**GOAL OF THE EXERCISE:**
Skip the pictures and quote all of the lines exactly.

**RECORDED INFORMATION:**
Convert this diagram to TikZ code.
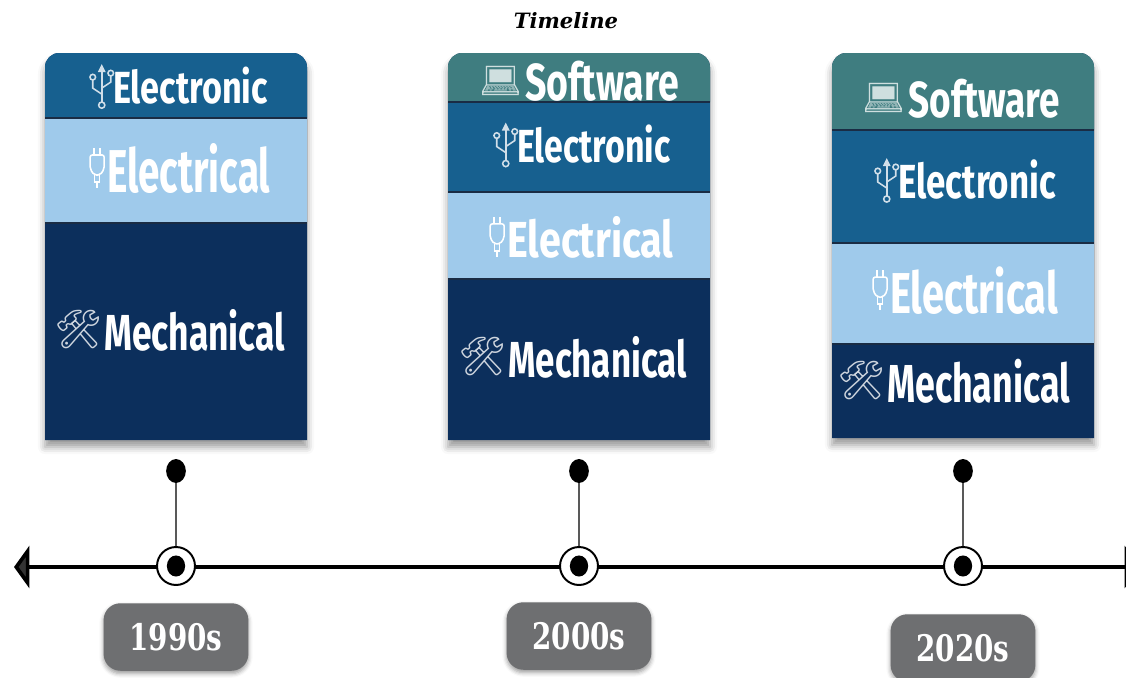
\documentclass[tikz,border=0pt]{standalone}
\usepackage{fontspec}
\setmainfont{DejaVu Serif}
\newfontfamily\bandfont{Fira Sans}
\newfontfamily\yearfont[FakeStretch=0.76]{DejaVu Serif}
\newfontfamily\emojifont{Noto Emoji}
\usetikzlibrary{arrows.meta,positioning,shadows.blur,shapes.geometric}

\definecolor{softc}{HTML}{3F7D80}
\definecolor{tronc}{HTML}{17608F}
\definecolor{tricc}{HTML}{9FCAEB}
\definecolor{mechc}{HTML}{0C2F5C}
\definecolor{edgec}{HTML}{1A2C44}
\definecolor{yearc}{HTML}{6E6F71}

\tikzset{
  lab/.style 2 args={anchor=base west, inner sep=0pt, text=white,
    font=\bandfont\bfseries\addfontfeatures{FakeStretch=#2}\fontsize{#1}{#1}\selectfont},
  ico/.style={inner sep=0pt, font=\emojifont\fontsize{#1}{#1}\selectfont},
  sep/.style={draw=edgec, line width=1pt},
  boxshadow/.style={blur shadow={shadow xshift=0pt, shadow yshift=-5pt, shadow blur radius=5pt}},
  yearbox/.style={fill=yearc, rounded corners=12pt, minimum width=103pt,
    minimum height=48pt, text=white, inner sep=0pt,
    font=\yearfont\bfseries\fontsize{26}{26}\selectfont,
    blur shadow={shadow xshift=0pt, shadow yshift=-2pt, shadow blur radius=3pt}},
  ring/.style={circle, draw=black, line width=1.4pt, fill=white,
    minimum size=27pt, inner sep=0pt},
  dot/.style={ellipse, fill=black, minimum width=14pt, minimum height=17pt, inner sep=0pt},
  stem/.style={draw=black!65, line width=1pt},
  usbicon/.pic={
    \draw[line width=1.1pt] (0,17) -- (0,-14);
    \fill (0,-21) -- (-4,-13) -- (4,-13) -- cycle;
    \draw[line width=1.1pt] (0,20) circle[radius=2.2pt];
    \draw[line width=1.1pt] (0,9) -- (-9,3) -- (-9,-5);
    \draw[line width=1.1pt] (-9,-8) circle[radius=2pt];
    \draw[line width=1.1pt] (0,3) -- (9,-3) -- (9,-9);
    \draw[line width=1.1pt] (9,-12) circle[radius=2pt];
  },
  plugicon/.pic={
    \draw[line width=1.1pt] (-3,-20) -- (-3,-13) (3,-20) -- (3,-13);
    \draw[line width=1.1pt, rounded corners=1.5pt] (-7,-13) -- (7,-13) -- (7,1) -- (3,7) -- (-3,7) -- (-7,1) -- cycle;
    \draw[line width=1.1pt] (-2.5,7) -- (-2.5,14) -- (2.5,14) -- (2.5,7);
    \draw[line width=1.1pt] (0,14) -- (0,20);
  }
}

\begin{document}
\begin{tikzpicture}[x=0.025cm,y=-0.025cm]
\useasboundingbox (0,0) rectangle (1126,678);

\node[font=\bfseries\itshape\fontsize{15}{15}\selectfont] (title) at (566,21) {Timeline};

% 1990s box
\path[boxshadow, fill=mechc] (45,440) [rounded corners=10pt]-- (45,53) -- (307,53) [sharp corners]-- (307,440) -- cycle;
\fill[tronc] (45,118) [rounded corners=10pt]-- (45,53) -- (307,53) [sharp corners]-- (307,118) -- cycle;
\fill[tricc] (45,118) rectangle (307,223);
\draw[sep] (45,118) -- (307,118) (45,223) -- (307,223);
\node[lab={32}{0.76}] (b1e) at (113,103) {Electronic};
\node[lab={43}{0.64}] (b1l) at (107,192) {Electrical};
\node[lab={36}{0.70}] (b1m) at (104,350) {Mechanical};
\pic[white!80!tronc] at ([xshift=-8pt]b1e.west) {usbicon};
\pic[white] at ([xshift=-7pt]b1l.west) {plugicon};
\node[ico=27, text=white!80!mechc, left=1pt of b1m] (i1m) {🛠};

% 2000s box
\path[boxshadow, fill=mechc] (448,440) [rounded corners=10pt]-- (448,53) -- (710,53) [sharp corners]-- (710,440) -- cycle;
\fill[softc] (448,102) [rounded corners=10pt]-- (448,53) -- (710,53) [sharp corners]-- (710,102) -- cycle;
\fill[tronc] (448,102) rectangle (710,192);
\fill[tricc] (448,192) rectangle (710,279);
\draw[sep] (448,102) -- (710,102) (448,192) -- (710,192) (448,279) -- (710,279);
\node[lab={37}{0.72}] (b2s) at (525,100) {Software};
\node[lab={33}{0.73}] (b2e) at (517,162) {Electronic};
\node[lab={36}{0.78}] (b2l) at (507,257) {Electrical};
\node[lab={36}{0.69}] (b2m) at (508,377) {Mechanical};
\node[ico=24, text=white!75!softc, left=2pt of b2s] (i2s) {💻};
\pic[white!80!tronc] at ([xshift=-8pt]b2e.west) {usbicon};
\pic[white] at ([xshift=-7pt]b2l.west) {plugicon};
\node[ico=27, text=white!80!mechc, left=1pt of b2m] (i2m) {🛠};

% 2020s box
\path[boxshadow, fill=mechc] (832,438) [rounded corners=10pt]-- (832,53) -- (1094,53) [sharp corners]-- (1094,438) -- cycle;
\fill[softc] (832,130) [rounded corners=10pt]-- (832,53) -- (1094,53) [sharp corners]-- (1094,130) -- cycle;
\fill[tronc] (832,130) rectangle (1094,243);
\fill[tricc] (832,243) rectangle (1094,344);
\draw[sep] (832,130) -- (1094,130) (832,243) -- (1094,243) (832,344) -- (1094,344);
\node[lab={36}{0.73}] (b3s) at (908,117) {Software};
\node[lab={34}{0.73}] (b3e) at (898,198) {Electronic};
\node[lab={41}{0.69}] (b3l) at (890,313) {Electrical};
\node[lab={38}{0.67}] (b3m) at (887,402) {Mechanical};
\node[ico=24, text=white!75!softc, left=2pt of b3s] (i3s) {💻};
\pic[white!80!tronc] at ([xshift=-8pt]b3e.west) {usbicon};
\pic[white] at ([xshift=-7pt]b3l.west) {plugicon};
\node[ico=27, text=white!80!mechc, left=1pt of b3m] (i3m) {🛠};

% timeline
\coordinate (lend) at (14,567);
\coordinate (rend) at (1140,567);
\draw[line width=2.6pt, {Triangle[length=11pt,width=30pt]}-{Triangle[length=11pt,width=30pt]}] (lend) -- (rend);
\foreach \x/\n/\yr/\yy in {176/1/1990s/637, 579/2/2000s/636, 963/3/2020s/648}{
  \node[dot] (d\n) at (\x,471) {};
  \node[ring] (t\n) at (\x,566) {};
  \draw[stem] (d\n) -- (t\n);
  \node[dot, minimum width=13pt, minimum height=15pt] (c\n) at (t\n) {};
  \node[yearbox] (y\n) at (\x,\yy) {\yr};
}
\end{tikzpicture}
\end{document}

**SOLUTION:**
Convert this diagram to TikZ code.
\documentclass[tikz,border=0pt]{standalone}
\usepackage{fontspec}
\setmainfont{DejaVu Serif}
\newfontfamily\bandfont{Fira Sans}
\newfontfamily\yearfont[FakeStretch=0.76]{DejaVu Serif}
\newfontfamily\emojifont{Noto Emoji}
\usetikzlibrary{arrows.meta,positioning,shadows.blur,shapes.geometric}

\definecolor{softc}{HTML}{3F7D80}
\definecolor{tronc}{HTML}{17608F}
\definecolor{tricc}{HTML}{9FCAEB}
\definecolor{mechc}{HTML}{0C2F5C}
\definecolor{edgec}{HTML}{1A2C44}
\definecolor{yearc}{HTML}{6E6F71}

\tikzset{
  lab/.style 2 args={anchor=base west, inner sep=0pt, text=white,
    font=\bandfont\bfseries\addfontfeatures{FakeStretch=#2}\fontsize{#1}{#1}\selectfont},
  ico/.style={inner sep=0pt, font=\emojifont\fontsize{#1}{#1}\selectfont},
  sep/.style={draw=edgec, line width=1pt},
  boxshadow/.style={blur shadow={shadow xshift=0pt, shadow yshift=-5pt, shadow blur radius=5pt}},
  yearbox/.style={fill=yearc, rounded corners=12pt, minimum width=103pt,
    minimum height=48pt, text=white, inner sep=0pt,
    font=\yearfont\bfseries\fontsize{26}{26}\selectfont,
    blur shadow={shadow xshift=0pt, shadow yshift=-2pt, shadow blur radius=3pt}},
  ring/.style={circle, draw=black, line width=1.4pt, fill=white,
    minimum size=27pt, inner sep=0pt},
  dot/.style={ellipse, fill=black, minimum width=14pt, minimum height=17pt, inner sep=0pt},
  stem/.style={draw=black!65, line width=1pt},
  usbicon/.pic={
    \draw[line width=1.1pt] (0,17) -- (0,-14);
    \fill (0,-21) -- (-4,-13) -- (4,-13) -- cycle;
    \draw[line width=1.1pt] (0,20) circle[radius=2.2pt];
    \draw[line width=1.1pt] (0,9) -- (-9,3) -- (-9,-5);
    \draw[line width=1.1pt] (-9,-8) circle[radius=2pt];
    \draw[line width=1.1pt] (0,3) -- (9,-3) -- (9,-9);
    \draw[line width=1.1pt] (9,-12) circle[radius=2pt];
  },
  plugicon/.pic={
    \draw[line width=1.1pt] (-3,-20) -- (-3,-13) (3,-20) -- (3,-13);
    \draw[line width=1.1pt, rounded corners=1.5pt] (-7,-13) -- (7,-13) -- (7,1) -- (3,7) -- (-3,7) -- (-7,1) -- cycle;
    \draw[line width=1.1pt] (-2.5,7) -- (-2.5,14) -- (2.5,14) -- (2.5,7);
    \draw[line width=1.1pt] (0,14) -- (0,20);
  }
}

\begin{document}
\begin{tikzpicture}[x=0.025cm,y=-0.025cm]
\useasboundingbox (0,0) rectangle (1126,678);

\node[font=\bfseries\itshape\fontsize{15}{15}\selectfont] (title) at (566,21) {Timeline};

% 1990s box
\path[boxshadow, fill=mechc] (45,440) [rounded corners=10pt]-- (45,53) -- (307,53) [sharp corners]-- (307,440) -- cycle;
\fill[tronc] (45,118) [rounded corners=10pt]-- (45,53) -- (307,53) [sharp corners]-- (307,118) -- cycle;
\fill[tricc] (45,118) rectangle (307,223);
\draw[sep] (45,118) -- (307,118) (45,223) -- (307,223);
\node[lab={32}{0.76}] (b1e) at (113,103) {Electronic};
\node[lab={43}{0.64}] (b1l) at (107,192) {Electrical};
\node[lab={36}{0.70}] (b1m) at (104,350) {Mechanical};
\pic[white!80!tronc] at ([xshift=-8pt]b1e.west) {usbicon};
\pic[white] at ([xshift=-7pt]b1l.west) {plugicon};
\node[ico=27, text=white!80!mechc, left=1pt of b1m] (i1m) {🛠};

% 2000s box
\path[boxshadow, fill=mechc] (448,440) [rounded corners=10pt]-- (448,53) -- (710,53) [sharp corners]-- (710,440) -- cycle;
\fill[softc] (448,102) [rounded corners=10pt]-- (448,53) -- (710,53) [sharp corners]-- (710,102) -- cycle;
\fill[tronc] (448,102) rectangle (710,192);
\fill[tricc] (448,192) rectangle (710,279);
\draw[sep] (448,102) -- (710,102) (448,192) -- (710,192) (448,279) -- (710,279);
\node[lab={37}{0.72}] (b2s) at (525,100) {Software};
\node[lab={33}{0.73}] (b2e) at (517,162) {Electronic};
\node[lab={36}{0.78}] (b2l) at (507,257) {Electrical};
\node[lab={36}{0.69}] (b2m) at (508,377) {Mechanical};
\node[ico=24, text=white!75!softc, left=2pt of b2s] (i2s) {💻};
\pic[white!80!tronc] at ([xshift=-8pt]b2e.west) {usbicon};
\pic[white] at ([xshift=-7pt]b2l.west) {plugicon};
\node[ico=27, text=white!80!mechc, left=1pt of b2m] (i2m) {🛠};

% 2020s box
\path[boxshadow, fill=mechc] (832,438) [rounded corners=10pt]-- (832,53) -- (1094,53) [sharp corners]-- (1094,438) -- cycle;
\fill[softc] (832,130) [rounded corners=10pt]-- (832,53) -- (1094,53) [sharp corners]-- (1094,130) -- cycle;
\fill[tronc] (832,130) rectangle (1094,243);
\fill[tricc] (832,243) rectangle (1094,344);
\draw[sep] (832,130) -- (1094,130) (832,243) -- (1094,243) (832,344) -- (1094,344);
\node[lab={36}{0.73}] (b3s) at (908,117) {Software};
\node[lab={34}{0.73}] (b3e) at (898,198) {Electronic};
\node[lab={41}{0.69}] (b3l) at (890,313) {Electrical};
\node[lab={38}{0.67}] (b3m) at (887,402) {Mechanical};
\node[ico=24, text=white!75!softc, left=2pt of b3s] (i3s) {💻};
\pic[white!80!tronc] at ([xshift=-8pt]b3e.west) {usbicon};
\pic[white] at ([xshift=-7pt]b3l.west) {plugicon};
\node[ico=27, text=white!80!mechc, left=1pt of b3m] (i3m) {🛠};

% timeline
\coordinate (lend) at (14,567);
\coordinate (rend) at (1140,567);
\draw[line width=2.6pt, {Triangle[length=11pt,width=30pt]}-{Triangle[length=11pt,width=30pt]}] (lend) -- (rend);
\foreach \x/\n/\yr/\yy in {176/1/1990s/637, 579/2/2000s/636, 963/3/2020s/648}{
  \node[dot] (d\n) at (\x,471) {};
  \node[ring] (t\n) at (\x,566) {};
  \draw[stem] (d\n) -- (t\n);
  \node[dot, minimum width=13pt, minimum height=15pt] (c\n) at (t\n) {};
  \node[yearbox] (y\n) at (\x,\yy) {\yr};
}
\end{tikzpicture}
\end{document}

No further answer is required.